Basic data visualization rules are described in the Chart principles.
A bubble chart visualizes relationships between data categories using proportions, colors, and positioning on a coordinate axis. This chart type helps you analyze patterns between datasets.
It allows to visualize up to 3-4 parameters for datasets. A bubble chart is a mix between a scatterplot chart and a proportional area chart.
As the documentation for Microsoft Office explains, "You can use a bubble chart instead of a scatterplot chart if your data has three data series that each contain a set of values. The sizes of the bubbles are determined by the values in the third data series.".
Use the bubble chart, when you need to visualize:
- patterns between data categories.
- the third or fourth dimension of the data (the size and color of the bubbles, respectively).
A bubble chart is a variation of a scatterplot chart, but with one or two additional dimensions added to the data (the size and color of the circles, respectively).
Note that the more colors you use for the categories, the harder it will be to read the chart.
A bubble plot chart must contain:
- vertical lines (in addition to horizontal);
- labels for the X and Y axes (don't color them, as this makes the chart harder to read);
- a legend if the dataset has different categories, each with a different color.
Make sure to add information on what the bubble size means.
|One dataset||The default color for the category is |
|Several datasets||Use colors from the chart palette.|
Text labels for bubbles
If you need captions for bubbles (in addition to the legend), show captions to the right or left of the bubble. Keep in mind that adding such captions to a data-dense chart can make the chart hard to read.
Remember to check contrast for the text labels. We don’t recommend to use light colors from the palette for the Bubble chart data. Use colors with 400 shade and higher, they have the minimum necessary contrast with the white background.
- If there are multiple datasets in the chart, show the legend. Provide values for each dataset.
- We recommend using the vertical legend. It makes categories and their meaning easier to read.
- When hovered, a bubble changes its opacity to 80%, and the tooltip displays the values for this bubble.
- If by clicking on the bubble you can go somewhere or open an additional report, then the cursor must change into a
Show the following values in the tooltip for this chart type:
- the value for the point on the X-axis;
- the value for the point on the Y-axis.
- sometimes it is necessary to show a third value for a bubble, which affects its size (this may be the difference between the axes, or there may be a different value).
In the tooltip, focus on values rather than axis names or data categories.
If you have several datasets on the chart, then it is important to show their color in the tooltip. Sometimes it is necessary to show a third value for a bubble, which affects its size (this may be the difference between the axes, or there may be a different value).
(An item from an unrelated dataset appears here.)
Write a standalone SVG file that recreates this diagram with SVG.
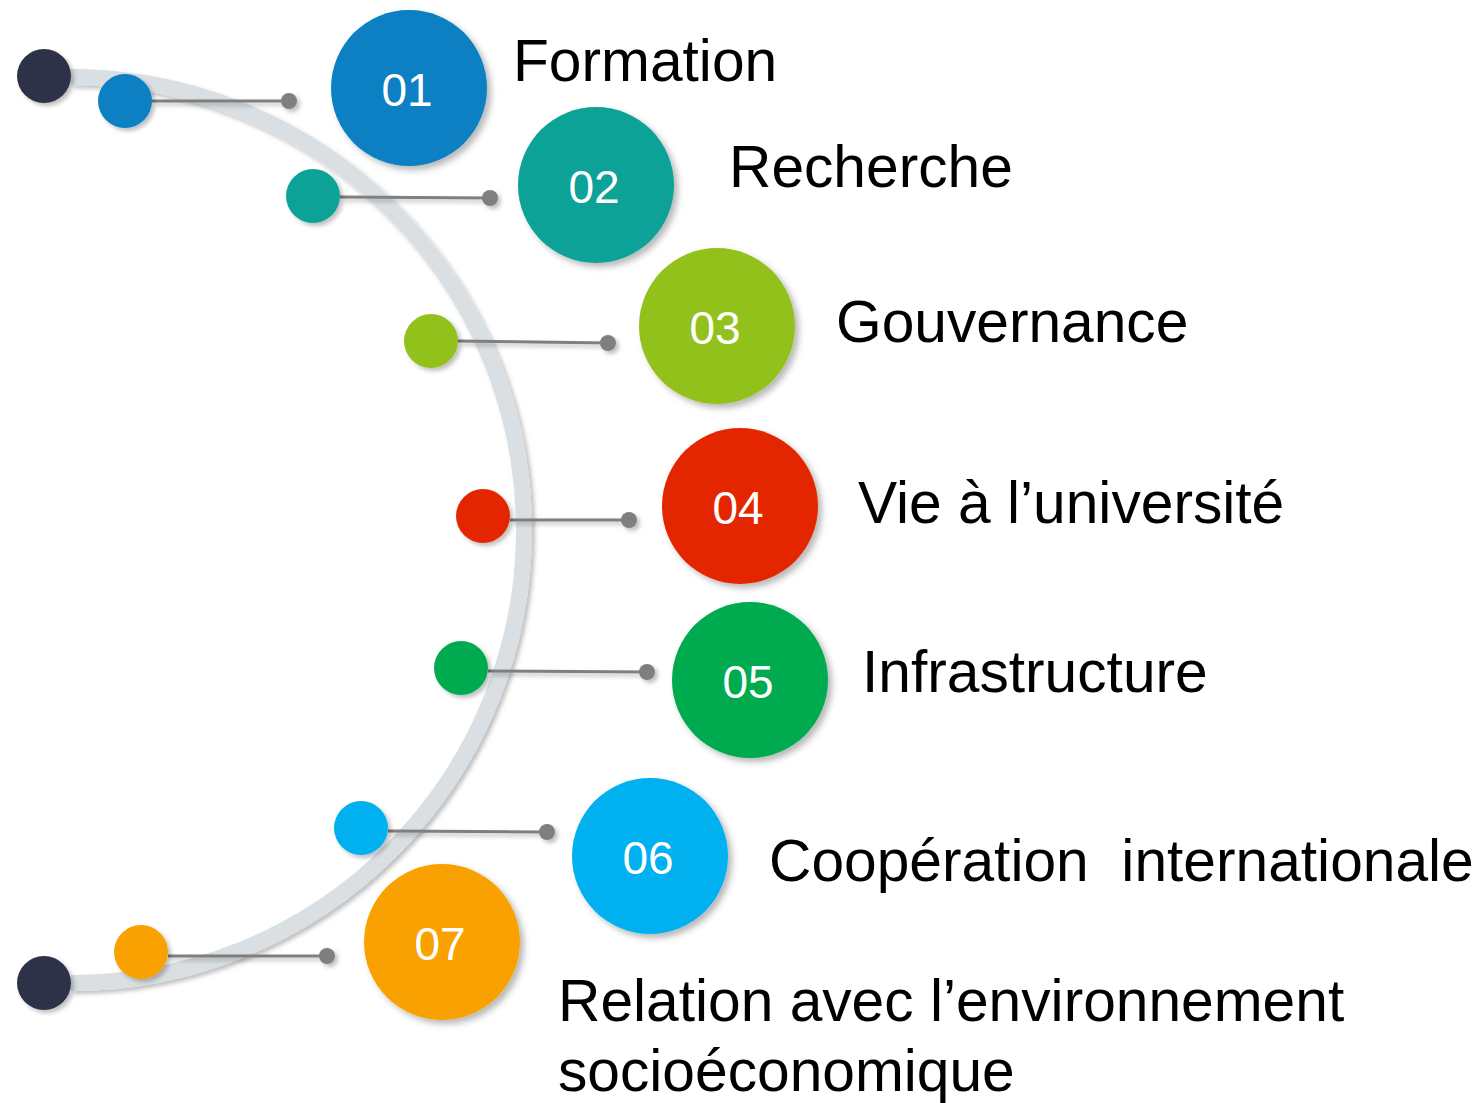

For this type of charts, we don’t show values for the intersection of categories. On hovering over a specific circle, we show the values for that circle only.
Here you will find the states for some specific cases. All other "empty states" for widgets are specified in Error & n/a widget states.
|Outliers||To prevent small values from being lost under the large ones (outliers), the bubble has a minimum size – 11px * 11px.|
|Data values are null||If all the values on the chart are zero, display them at the origin of the grid. For cases where you compare multiple datasets, show the values for each dataset in the legend. Zero is also data. 0 ≠ N / A.|
|No data for some points (n/a)||Don't show points without data on the chart. For cases where you compare multiple datasets, show the values for each dataset in the legend.|
|A point is very close to the axis/axes||Cut the bubbles next to the X and Y axes under the axes.|
|First time loading||Show the skeleton state. If the chart has a title, it should be displayed while the chart is loading. The user must understand what exactly is being loaded and whether they should wait for it.|
Subheading with additional information
Accompany the bubble chart with additional information on what determines the size of the circles.
- Label both the X and Y axes.
- Don't color the axis labels – this makes your chart harder to read.
Don't place bubble charts in a small widget (the medium size of the usual small widget in our products).
The data will be difficult to read and compare.
Number of datasets
The more datasets you cram into your scatterplot chart, the harder it is to read.